Getting to a bigger brand
It’s one of the questions I’m asked most often when I meet radio people in other countries: “you’re from the UK – what are the biggest stations there?”
Here’s an answer, at least if you accept that a radio brand is what listeners commonly take to be “a station” and you agree total listening hours is the right proxy for size:

Another answer is based on the way brands are bundled for advertisers. And the two can be very different.
For example, Bauer’s Hits Network comprises 22 different brands including its recently-launched Greatest Hits service.
Sold together, it’s the UK’s second largest commercial radio network. But all its constituent parts mean you’d never know it from the chart above. Not yet, anyway.
Change is hard to manage, but so are mixed-brand networks. They’re messy, confusing and can be inefficient. They distract from the big picture, they’re difficult to promote and they stand between you and critical mass.
In South Africa and Ghana my clients are not permitted to run a single brand across multiple local licenses – every individual station must have its own identity.
Who knows what Bauer plans with it’s new supersized network but the UK has no such restrictions. A bigger brand is always possible.
The production opportunity
Change of this kind is both a responsibility and an opportunity for on-air imagers and marketers.
At the sharp end of on-air station writing, production and promotion, our first responsibility is to look after the listeners.
We write in the voice of the station and produce for consistency. We are a constant in people’s lives.
A period of change is the best time to use that remarkably close and valuable relationship to take listeners by the hand and give them the confidence to follow our lead.

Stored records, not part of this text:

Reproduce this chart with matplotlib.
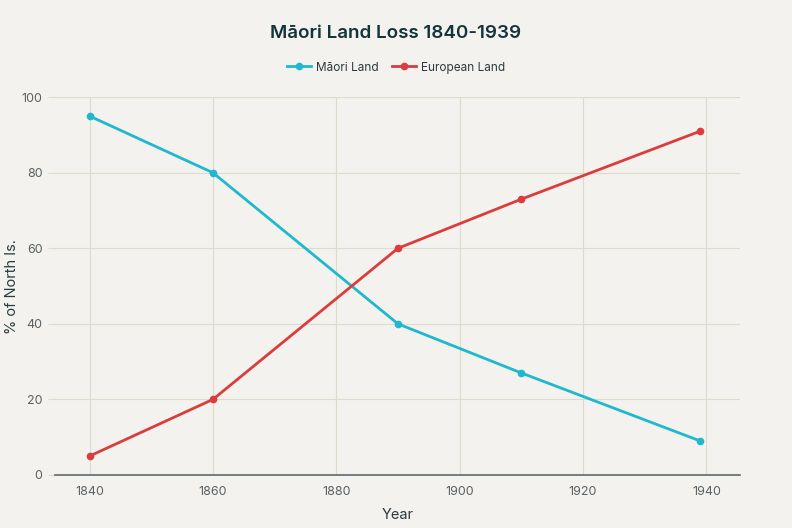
import matplotlib
matplotlib.use("Agg")
import matplotlib.pyplot as plt

# datos
years = [1840, 1860, 1890, 1910, 1939]
maori_land = [95, 80, 40, 27, 9]
european_land = [5, 20, 60, 73, 91]
x_ticks = [1840, 1860, 1880, 1900, 1920, 1940]
y_ticks = [0, 20, 40, 60, 80, 100]

bg = "#f3f2ee"
grid_col = "#dcdccb"
text_col = "#5b6164"

plt.rcParams['font.family'] = ['Inter', 'DejaVu Sans']

fig = plt.figure(figsize=(7.92, 5.28), dpi=100, facecolor=bg)
ax = fig.add_axes([0.0694, 0.1004, 0.8646, 0.7156], facecolor=bg)

ax.plot(years, maori_land, color="#1fb8cd", lw=2, marker="o", ms=4.5, label="Māori Land", zorder=3)
ax.plot(years, european_land, color="#db3c3c", lw=2, marker="o", ms=4.5, label="European Land", zorder=3)

ax.set_xlim(1834.4, 1945.4)
ax.set_ylim(0, 100)
ax.set_xticks(x_ticks)
ax.set_yticks(y_ticks)
ax.grid(True, color=grid_col, lw=0.8)
ax.set_axisbelow(True)

for s in ["top", "right", "left"]:
    ax.spines[s].set_visible(False)
ax.spines["bottom"].set_color("#5e6a6a")
ax.spines["bottom"].set_linewidth(1.2)

ax.tick_params(axis="x", length=0, pad=8, labelsize=9, labelcolor=text_col)
ax.tick_params(axis="y", length=5, color=grid_col, pad=4, labelsize=9, labelcolor=text_col)

ax.set_xlabel("Year", fontsize=10.5, color="#2a3a3e")
ax.set_ylabel("% of North Is.", fontsize=10.5, color="#2a3a3e")
ax.xaxis.set_label_coords(0.5, -0.088)
ax.yaxis.set_label_coords(-0.053, 0.5)

fig.text(0.5, 0.937, "Māori Land Loss 1840-1939", ha="center", va="center",
         fontsize=13.5, fontweight="semibold", color="#13343b")
fig.legend(loc="center", bbox_to_anchor=(0.5, 0.872), ncol=2, frameon=False,
           fontsize=8.5, handlelength=2, columnspacing=1.2, handletextpad=0.4,
           labelcolor="#2a3a3e")

fig.savefig("out.png", dpi=100, facecolor=bg)
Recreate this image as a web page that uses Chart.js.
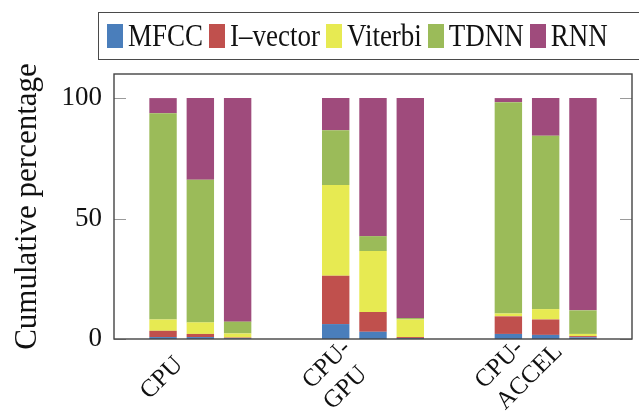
<!DOCTYPE html>
<html>
<head>
<meta charset="utf-8">
<script src="https://cdn.jsdelivr.net/npm/chart.js@4.4.1/dist/chart.umd.min.js"></script>
<style>
  html, body { margin: 0; padding: 0; background: #fff; }
  #wrap { position: relative; width: 639px; height: 414px; overflow: hidden; }
  #legend {
    position: absolute; left: 98px; top: 12px; width: 560px; height: 48px;
    border: 1.3px solid #4a4a4a; box-sizing: border-box;
    display: flex; align-items: center; padding-left: 8px;
    font-family: "Liberation Serif", serif; font-size: 27px; color: #111;
  }
  #legend .item { display: flex; align-items: center; margin-right: 6px; white-space: nowrap; }
  #legend .box { width: 16px; height: 24px; margin-right: 5px; }
  #legend span { display: inline-block; transform: scaleY(1.15); }
</style>
</head>
<body>
<div id="wrap">
  <canvas id="chart" width="639" height="414"></canvas>
  <div id="legend"></div>
</div>
<script>
// categories on the x axis
const categories = ['CPU', ['CPU-', 'GPU'], ['CPU-', 'ACCEL']];
const stages = ['MFCC', 'I\u2013vector', 'Viterbi', 'TDNN', 'RNN'];
const stageColors = ['#4a7ebb', '#c0504d', '#e7ea52', '#9bbb59', '#9f4b7c'];

// percentage of time per stage, [category][bar]
const mfcc    = [[0.8, 0.8, 0.3], [6.2, 3.0, 0.4], [2.1, 1.7, 0.7]];
const ivector = [[2.6, 1.3, 0.3], [20.1, 8.2, 0.4], [7.3, 6.4, 0.5]];
const viterbi = [[4.7, 4.8, 1.7], [37.6, 25.3, 7.3], [1.2, 4.3, 0.9]];
const tdnn    = [[85.6, 59.2, 4.9], [22.7, 6.2, 0.6], [87.7, 72.0, 9.8]];
const rnn     = [[6.3, 33.9, 92.8], [13.4, 57.3, 91.3], [1.7, 15.6, 88.1]];

const yTicks = [0, 50, 100];
const barsPerGroup = 3;

const stageValues = [mfcc, ivector, viterbi, tdnn, rnn];
const datasets = [];
for (let b = 0; b < barsPerGroup; b++) {
  stageValues.forEach((vals, s) => {
    datasets.push({
      label: stages[s],
      data: categories.map((_, c) => vals[c][b]),
      backgroundColor: stageColors[s],
      borderWidth: 0,
      stack: 'bar' + b
    });
  });
}

// html legend
const legend = document.getElementById('legend');
stages.forEach((name, i) => {
  const item = document.createElement('div');
  item.className = 'item';
  item.innerHTML = '<div class="box" style="background:' + stageColors[i] + '"></div><span>' + name + '</span>';
  legend.appendChild(item);
});

const serif = '"Liberation Serif", serif';

// frame round the plot, small inner ticks on y, rotated x labels
const framePlugin = {
  id: 'frame',
  afterDraw(chart) {
    const ctx = chart.ctx;
    const a = chart.chartArea;
    const x = chart.scales.x;
    const y = chart.scales.y;
    ctx.save();
    ctx.strokeStyle = '#9a9a9a';
    ctx.lineWidth = 1;
    yTicks.forEach(v => {
      const py = Math.round(y.getPixelForValue(v)) + 0.5;
      ctx.beginPath();
      ctx.moveTo(a.left, py); ctx.lineTo(a.left + 12, py);
      ctx.moveTo(a.right, py); ctx.lineTo(a.right - 12, py);
      ctx.stroke();
    });
    ctx.strokeStyle = '#444';
    ctx.lineWidth = 1.4;
    ctx.strokeRect(a.left, a.top, a.right - a.left, a.bottom - a.top);

    // x labels: left aligned lines, block centred, rotated 45 deg
    ctx.fillStyle = '#111';
    ctx.font = '25px ' + serif;
    ctx.textAlign = 'left';
    ctx.textBaseline = 'alphabetic';
    const k = Math.SQRT1_2;
    chart.data.labels.forEach((lab, i) => {
      const lines = Array.isArray(lab) ? lab : [lab];
      const cx = x.getPixelForValue(i);
      const bx = cx - 51, by = a.bottom + 61;
      lines.forEach((line, j) => {
        const d = -(lines.length - 1) * 15 + j * 30;
        ctx.save();
        ctx.translate(bx + d * k, by + d * k);
        ctx.rotate(-Math.PI / 4);
        ctx.fillText(line, 0, 0);
        ctx.restore();
      });
    });
    ctx.restore();
  }
};

new Chart(document.getElementById('chart'), {
  type: 'bar',
  data: { labels: categories, datasets: datasets },
  options: {
    responsive: false,
    animation: false,
    layout: { padding: { top: 74, right: 7, left: 0, bottom: 0 } },
    datasets: { bar: { categoryPercentage: 0.648, barPercentage: 0.735 } },
    plugins: { legend: { display: false }, tooltip: { enabled: false } },
    scales: {
      x: {
        stacked: true,
        grid: { display: false, drawTicks: false },
        border: { display: false },
        ticks: { display: false },
        afterFit(scale) { scale.height = 75; }
      },
      y: {
        stacked: true,
        min: 0, max: 110,
        grid: { display: false, drawTicks: false },
        border: { display: false },
        ticks: { color: '#111', font: { family: serif, size: 27 }, padding: 12 },
        afterBuildTicks(scale) { scale.ticks = yTicks.map(v => ({ value: v })); },
        title: {
          display: true, text: 'Cumulative percentage', color: '#111',
          font: { family: serif, size: 31 }, padding: { top: 9, bottom: 0 }
        },
        afterFit(scale) { scale.width = 114; }
      }
    }
  },
  plugins: [framePlugin]
});
</script>
</body>
</html>
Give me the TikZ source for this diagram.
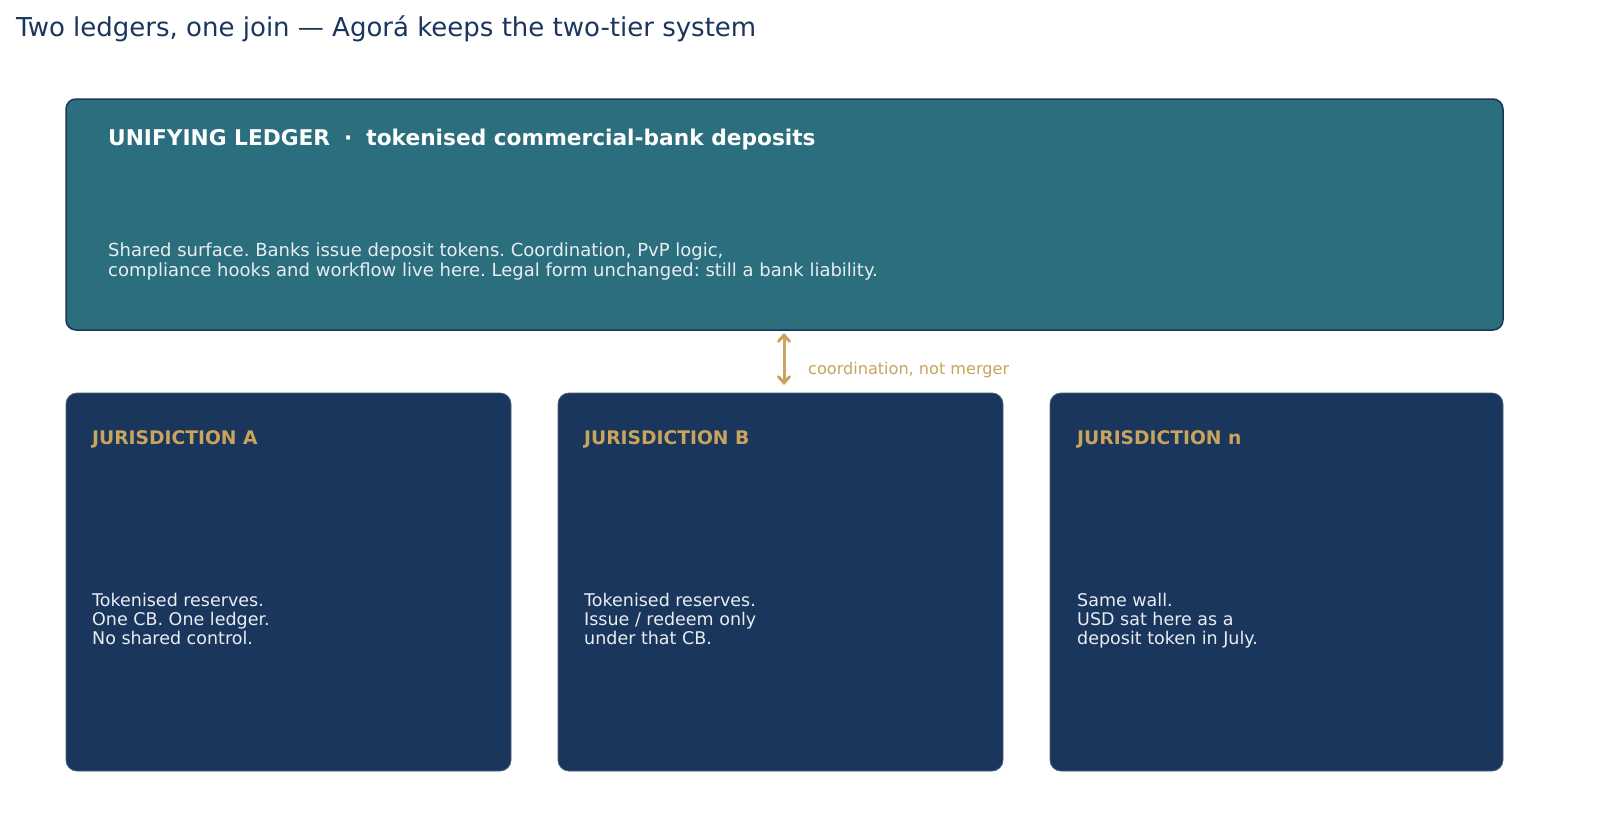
\documentclass[tikz,border=0pt]{standalone}
\usepackage{fontspec}
\setmainfont{DejaVu Sans}
\usetikzlibrary{arrows.meta}
\frenchspacing
\definecolor{navy}{HTML}{1B365D}
\definecolor{teal}{HTML}{2B6E7E}
\definecolor{gold}{HTML}{C9A45C}
\definecolor{soft}{HTML}{E8EDF2}
\definecolor{titlec}{HTML}{1B365D}
\tikzset{
  x=1pt,y=-1pt,
  topbox/.style={draw=navy,line width=1.5pt,fill=teal,rounded corners=10pt},
  jbox/.style={draw=navy!80!white,line width=0.8pt,fill=navy,rounded corners=11pt},
  jtitle/.style={anchor=base west,inner sep=0pt,text=gold,font=\fontsize{18.7}{20}\selectfont\bfseries},
  jbody/.style={anchor=base west,inner sep=0pt,text=soft,align=left,font=\fontsize{17.5}{19}\selectfont},
  link/.style={draw=gold,line width=3pt,{Straight Barb[length=6pt,width=11pt,line cap=round]}-{Straight Barb[length=6pt,width=11pt,line cap=round]}},
}
\begin{document}
\begin{tikzpicture}
\useasboundingbox[fill=white] (0,0) rectangle (1600,838);
\node[anchor=base west,inner sep=0pt,text=titlec,font=\fontsize{26}{30}\selectfont] (title) at (16,36) {Two ledgers, one join — Agorá keeps the two-tier system};

\path[topbox] (66,99) rectangle (1503,330);
\coordinate (topbot) at (784,333);
\node[anchor=base west,inner sep=0pt,text=white,font=\fontsize{21.7}{24}\selectfont\bfseries] (uhead) at (108,145) {UNIFYING LEDGER\hspace{14pt}·\hspace{14pt}tokenised commercial-bank deposits};
\node[anchor=base west,inner sep=0pt,text=soft,align=left,font=\fontsize{18}{20}\selectfont] (ubody) at (108,276) {Shared surface. Banks issue deposit tokens. Coordination, PvP logic,\\compliance hooks and workflow live here. Legal form unchanged: still a bank liability.};

\path[jbox] (66,393) rectangle (511,771);
\path[jbox] (558,393) rectangle (1003,771);
\path[jbox] (1050,393) rectangle (1503,771);
\coordinate (btop) at (784,385);

\node[jtitle] (ja) at (92,444) {JURISDICTION A};
\node[jbody] (jab) at (92,644) {Tokenised reserves.\\One CB. One ledger.\\No shared control.};
\node[jtitle] (jb) at (584,444) {JURISDICTION B};
\node[jbody] (jbb) at (584,644) {Tokenised reserves.\\Issue / redeem only\\under that CB.};
\node[jtitle] (jn) at (1077,444) {JURISDICTION n};
\node[jbody] (jnb) at (1077,644) {Same wall.\\USD sat here as a\\deposit token in July.};

\draw[link] (topbot) -- (btop);
\node[anchor=base west,inner sep=0pt,text=gold,font=\fontsize{16.1}{18}\selectfont] (lbl) at (808,374) {coordination, not merger};
\end{tikzpicture}
\end{document}
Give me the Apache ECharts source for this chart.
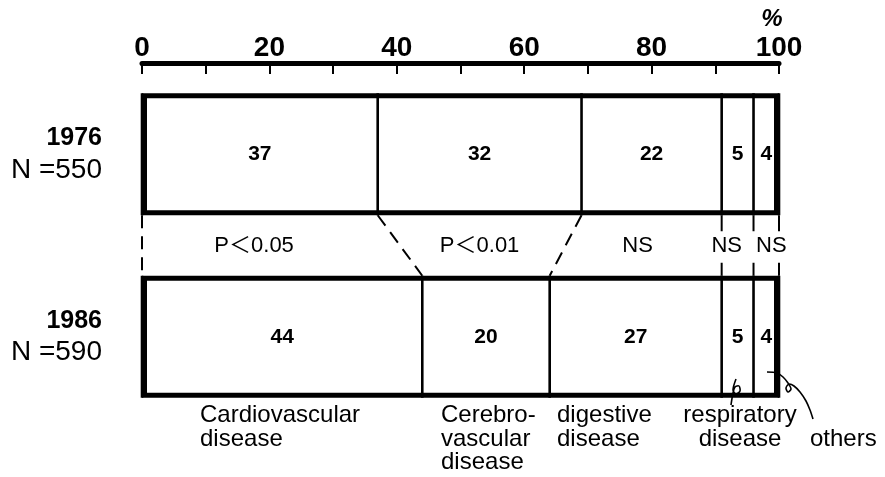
<!DOCTYPE html>
<html><head><meta charset="utf-8">
<script src="https://cdn.jsdelivr.net/npm/echarts@6/dist/echarts.min.js"></script>
<style>html,body{margin:0;padding:0;background:#fff}#c{width:885px;height:477px}</style>
</head><body><div id="c"></div>
<script>
// ---- data ----
const years = ['1976', '1986'];
const sampleN = [550, 590];
const causes = ['Cardiovascular disease', 'Cerebrovascular disease', 'digestive disease', 'respiratory disease', 'others'];
const pct1976 = [37, 32, 22, 5, 4];
const pct1986 = [44, 20, 27, 5, 4];
const tests = ['P＜0.05', 'P＜0.01', 'NS', 'NS', 'NS'];
const testPos = [17.6, 53.0, 77.8, 91.8, 98.8];   // x (in %) where each test label sits
const tickLabels = [0, 20, 40, 60, 80, 100];

// ---- derived ----
function cum(a){ const r=[0]; a.forEach(v=>r.push(r[r.length-1]+v)); return r; }
const cum76 = cum(pct1976), cum86 = cum(pct1986);
const boundaries = cum76.map((v,i)=>[v, cum86[i], i < 3 ? 1 : 0]);

const SANS = '"Liberation Sans",Arial,sans-serif';
const PFONT = '"Liberation Sans","Noto Sans CJK JP",sans-serif';
const BAR_H = 122;

const chart = echarts.init(document.getElementById('c'), null, {renderer:'canvas'});

const barSeries = causes.map((name, i) => ({
  name, type: 'bar', stack: 'total', barWidth: BAR_H,
  data: [pct1976[i], pct1986[i]],
  itemStyle: {color: '#fff', borderWidth: 0},
  label: {show: true, position: 'inside', formatter: '{c}', color: '#000',
          fontFamily: SANS, fontWeight: 'bold', fontSize: 21},
  silent: true, z: 2
}));

const option = {
  animation: false,
  backgroundColor: '#fff',
  grid: {left: 142, right: 106, top: 63, height: 365, containLabel: false, outerBoundsMode: 'none'},
  xAxis: {
    type: 'value', position: 'top', min: 0, max: 100, interval: 10,
    axisLine: {show: true, lineStyle: {color: '#000', width: 5}},
    axisTick: {show: true, inside: true, length: 11, lineStyle: {color: '#000', width: 2}},
    axisLabel: {show: true, margin: 1, color: '#000', fontFamily: SANS, fontWeight: 'bold', fontSize: 28,
      formatter: v => tickLabels.indexOf(v) >= 0 ? String(v) : ''},
    splitLine: {show: false}
  },
  yAxis: {
    type: 'category', data: years, inverse: true,
    axisLine: {show: false}, axisTick: {show: false}, splitLine: {show: false},
    axisLabel: {
      margin: 40, align: 'right',
      formatter: (v, i) => '{y|' + v + '}\n{n|N =' + sampleN[i] + '}',
      rich: {
        y: {fontFamily: SANS, fontWeight: 'bold', fontSize: 25, lineHeight: 32, color: '#000', align: 'right'},
        n: {fontFamily: SANS, fontSize: 28, lineHeight: 32, color: '#000', align: 'right'}
      }
    }
  },
  series: [
    ...barSeries,
    {
      name: 'dividers', type: 'custom', silent: true, z: 4,
      data: boundaries,
      encode: {x: [0, 1]},
      renderItem: (params, api) => {
        const a = api.coord([api.value(0), 0]);
        const b = api.coord([api.value(1), 1]);
        const h = BAR_H / 2;
        return {type: 'group', children: [
          {type: 'line', shape: {x1: a[0], y1: a[1] - h, x2: a[0], y2: a[1] + h}, style: {stroke: '#000', lineWidth: 2.6}},
          {type: 'line', shape: {x1: b[0], y1: b[1] - h, x2: b[0], y2: b[1] + h}, style: {stroke: '#000', lineWidth: 2.6}}
        ]};
      }
    },
    {
      name: 'outline', type: 'bar', barWidth: BAR_H, barGap: '-100%',
      data: [cum76[cum76.length-1], cum86[cum86.length-1]],
      itemStyle: {color: 'rgba(0,0,0,0)', borderColor: '#000', borderWidth: 5},
      silent: true, z: 5
    },
    {
      name: 'connectors', type: 'custom', silent: true, z: 4,
      data: boundaries,
      encode: {x: [0, 1]},
      renderItem: (params, api) => {
        const a = api.coord([api.value(0), 0]);
        const b = api.coord([api.value(1), 1]);
        const y1 = a[1] + BAR_H/2, y2 = b[1] - BAR_H/2;
        if (api.value(2)) {
          return {type: 'line', shape: {x1: a[0], y1: y1, x2: b[0], y2: y2},
                  style: {stroke: '#000', lineWidth: 2, lineDash: [13, 8]}};
        }
        return {type: 'group', children: [
          {type: 'line', shape: {x1: a[0], y1: y1, x2: a[0], y2: y1 + 16}, style: {stroke: '#000', lineWidth: 2}},
          {type: 'line', shape: {x1: b[0], y1: y2 - 13, x2: b[0], y2: y2}, style: {stroke: '#000', lineWidth: 2}}
        ]};
      }
    },
    {
      name: 'tests', type: 'custom', silent: true, z: 6,
      data: testPos.map((p, i) => [p, i]),
      encode: {x: 0},
      renderItem: (params, api) => {
        const a = api.coord([api.value(0), 0]);
        const b = api.coord([api.value(0), 1]);
        const y = ((a[1] + BAR_H/2) + (b[1] - BAR_H/2)) / 2;
        return {type: 'text', x: a[0], y: y,
          style: {text: tests[params.dataIndex], fill: '#000', font: '22px ' + PFONT,
                  align: 'center', verticalAlign: 'middle'}};
      }
    }
  ],
  graphic: [
    {type: 'text', z: 10, x: 772, y: 19, style: {text: '%', font: 'italic bold 24px ' + SANS, fill: '#000', align: 'center', verticalAlign: 'middle'}},
    {type: 'text', z: 10, x: 200, y: 404, style: {text: 'Cardiovascular\ndisease', font: '24px ' + SANS, lineHeight: 23.5, fill: '#000', align: 'left', verticalAlign: 'top'}},
    {type: 'text', z: 10, x: 441, y: 404, style: {text: 'Cerebro-\nvascular\ndisease', font: '24px ' + SANS, lineHeight: 23.5, fill: '#000', align: 'left', verticalAlign: 'top'}},
    {type: 'text', z: 10, x: 557, y: 404, style: {text: 'digestive\ndisease', font: '24px ' + SANS, lineHeight: 23.5, fill: '#000', align: 'left', verticalAlign: 'top'}},
    {type: 'text', z: 10, x: 740, y: 404, style: {text: 'respiratory\ndisease', font: '24px ' + SANS, lineHeight: 23.5, fill: '#000', align: 'center', verticalAlign: 'top'}},
    {type: 'text', z: 10, x: 810, y: 427.5, style: {text: 'others', font: '24px ' + SANS, lineHeight: 23.5, fill: '#000', align: 'left', verticalAlign: 'top'}},
    {type: 'polyline', z: 10, shape: {points: [[731,405],[733,393],[735,387],[739,386],[740,391],[736,394],[733,390],[736,379]], smooth: 0.3},
     style: {stroke: '#000', lineWidth: 1.6, fill: null}},
    {type: 'polyline', z: 10, shape: {points: [[767,372],[777,373],[783,377],[788,383],[791,389],[788,392],[786,388],[789,384],[794,386],[800,392],[806,401],[810,410],[813,419]], smooth: 0.3},
     style: {stroke: '#000', lineWidth: 1.6, fill: null}}
  ]
};
chart.setOption(option);
</script>
</body></html>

We maximise audience through change by exciting with what’s new while also insulating against loss. It takes great craft skill but also a human respect for the audience.
The digital world loves to follow, track and target – it literally uses the language of hunting animals and covert surveillance to describe its relationship with audiences, whom it calls ‘users’.
On the radio we’re just a trusted friend who can share a good deal of pleasure through human company.
If you’re producing station sound through brand change it’s time to be the kind of friend you’d want to follow to a brighter, shinier future.